Another consideration is the fees and costs that come along with home equity loans and HELOCs. Homeowners who are processing their home equity loan through the same lender that holds their first mortgage may find that some of the fees are reduced, and some banks offer low- or no-fee home equity loan processing. Most home equity loans, however, are treated the same way as a mortgage application, because the house is the collateral for the loan and the lender has to make sure it can collect that collateral in the event that the borrower defaults. Borrowers are often expected to pay an application fee, title search fee, appraisal fee, and potentially other filing fees, plus they may need to pay attorneys’ fees and other assorted closing costs. These can really mount up quickly, and especially if the loan will be relatively small, the costs may negate the value of the loan itself.
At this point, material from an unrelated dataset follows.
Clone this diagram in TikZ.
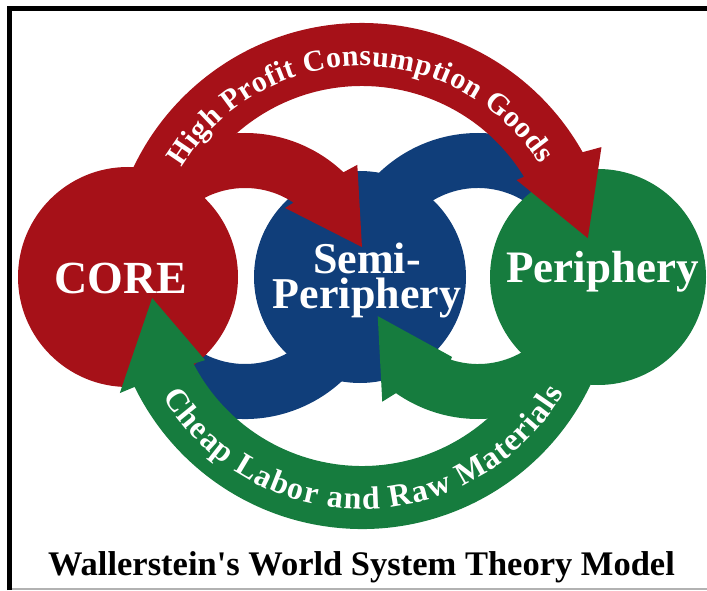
\documentclass[tikz,border=0pt]{standalone}
\usepackage{fontspec}
\setmainfont{Liberation Serif}
\usetikzlibrary{decorations.text}
\definecolor{corered}{RGB}{166,17,24}
\definecolor{semiblue}{RGB}{16,62,122}
\definecolor{perigreen}{RGB}{22,124,62}

\begin{document}
\begin{tikzpicture}
  [x=1pt,y=1pt,
   whitetext/.style={text=white,inner sep=0pt},
   arctext/.style={decorate,decoration={text along path,text align=fit to path,text color=white}},
  ]
  \useasboundingbox (0,0) rectangle (707,590);
  % frame
  \draw[line width=5pt] (9.5,0) -- (9.5,581) -- (707,581);
  \draw[gray!60,line width=2pt] (12,1) -- (707,1);

  \coordinate (big) at (362,314);
  \coordinate (ringa) at (245,314);
  \coordinate (ringb) at (478,314);

  % blue bands and circle
  \fill[semiblue] ([shift={(ringa)}]200:143pt) arc[start angle=200,end angle=360,radius=143pt]
     -- ([shift={(ringa)}]0:88pt) arc[start angle=360,end angle=200,radius=88pt] -- cycle;
  \fill[semiblue] ([shift={(ringb)}]180:143pt) arc[start angle=180,end angle=25,radius=143pt]
     -- ([shift={(ringb)}]25:88pt) arc[start angle=25,end angle=180,radius=88pt] -- cycle;
  \fill[semiblue] (360,313) circle[radius=106pt];
  \fill[corered] (128,313) circle[radius=110pt];
  \fill[perigreen] (598,313) circle[radius=108pt];

  % red arrows
  \fill[corered] ([shift={(ringa)}]180:143pt) arc[start angle=180,end angle=46.5,radius=143pt]
     -- ([shift={(ringa)}]44.7:158pt) -- ([shift={(ringa)}]13.9:120.5pt) -- ([shift={(ringa)}]59.5:79pt)
     -- ([shift={(ringa)}]56.5:88pt) arc[start angle=56.5,end angle=180,radius=88pt] -- cycle;
  \fill[corered] ([shift={(big)}]175:253pt) arc[start angle=175,end angle=29.3,radius=253pt]
     -- ([shift={(big)}]28.3:272pt) -- ([shift={(big)}]9.5:229pt) -- ([shift={(big)}]31.8:182pt)
     -- ([shift={(big)}]31.5:190pt) arc[start angle=31.5,end angle=175,radius=190pt] -- cycle;

  % green arrows
  \fill[perigreen] ([shift={(ringb)}]10:143pt) arc[start angle=10,end angle=-125,radius=143pt]
     -- ([shift={(ringb)}]-127.3:158pt) -- ([shift={(ringb)}]-158.2:108pt) -- ([shift={(ringb)}]-107.8:85pt)
     -- ([shift={(ringb)}]-108:88pt) arc[start angle=-108,end angle=10,radius=88pt] -- cycle;
  \fill[perigreen] ([shift={(big)}]-10:253pt) arc[start angle=-10,end angle=-154,radius=253pt]
     -- ([shift={(big)}]-154.2:269pt) -- ([shift={(big)}]-174:211pt) -- ([shift={(big)}]-151.8:178pt)
     -- ([shift={(big)}]-152.5:190pt) arc[start angle=-152.5,end angle=-10,radius=190pt] -- cycle;

  % texts
  \path[arctext,decoration={text={|\fontsize{30}{30}\selectfont\bfseries|High Profit Consumption Goods}}]
     ([shift={(big)}]149:210pt) arc[start angle=149,end angle=32,radius=210pt];
  \path[arctext,decoration={text={|\fontsize{32}{32}\selectfont\bfseries|Cheap Labor and Raw Materials}}]
     ([shift={(big)}]211:233pt) arc[start angle=211,end angle=330,radius=233pt];

  \node[whitetext,font=\bfseries\fontsize{46}{46}\selectfont,anchor=base] (core) at (121,297) {CORE};
  \node[whitetext,font=\bfseries\fontsize{44}{35}\selectfont,align=center] (semi) at (367,310) {Semi-\\Periphery};
  \node[whitetext,font=\bfseries\fontsize{45}{45}\selectfont,anchor=base] (peri) at (602.5,307) {Periphery};
  \node[font=\bfseries\fontsize{34.5}{35}\selectfont,anchor=base,inner sep=0pt] (title) at (361.5,15)
     {Wallerstein\textquotesingle s World System Theory Model};
\end{tikzpicture}
\end{document}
Finally, it’s key for homeowners to remember that taking out a home equity loan is adding what is essentially a second mortgage payment on top of the current one. This may absolutely be easier than keeping track of and paying a stack of smaller bills each month. It’s true that if a homeowner has bad credit a home equity loan may not be an option, and a lender will prevent the homeowner from borrowing more than it thinks they’ll be able to afford. But here’s the thing: If a homeowner unexpectedly falls on hard financial times and has trouble paying their bills, being late on that stack of smaller bills will result in fines and fees, while repeatedly being late on two mortgages can cost them their home. There’s a lot at stake when borrowing heavily against a home. Homeowners will want to shop around, choose a trustworthy lender, and decide how much they need to borrow to accomplish the projects they have in mind rather than taking as much as they possibly can.

Once a homeowner has found a trustworthy lender and settled on one of the best home equity loans, they can enjoy working on their home improvement project or paying for their wedding, and celebrate the discipline it took to build enough equity to use for those purposes.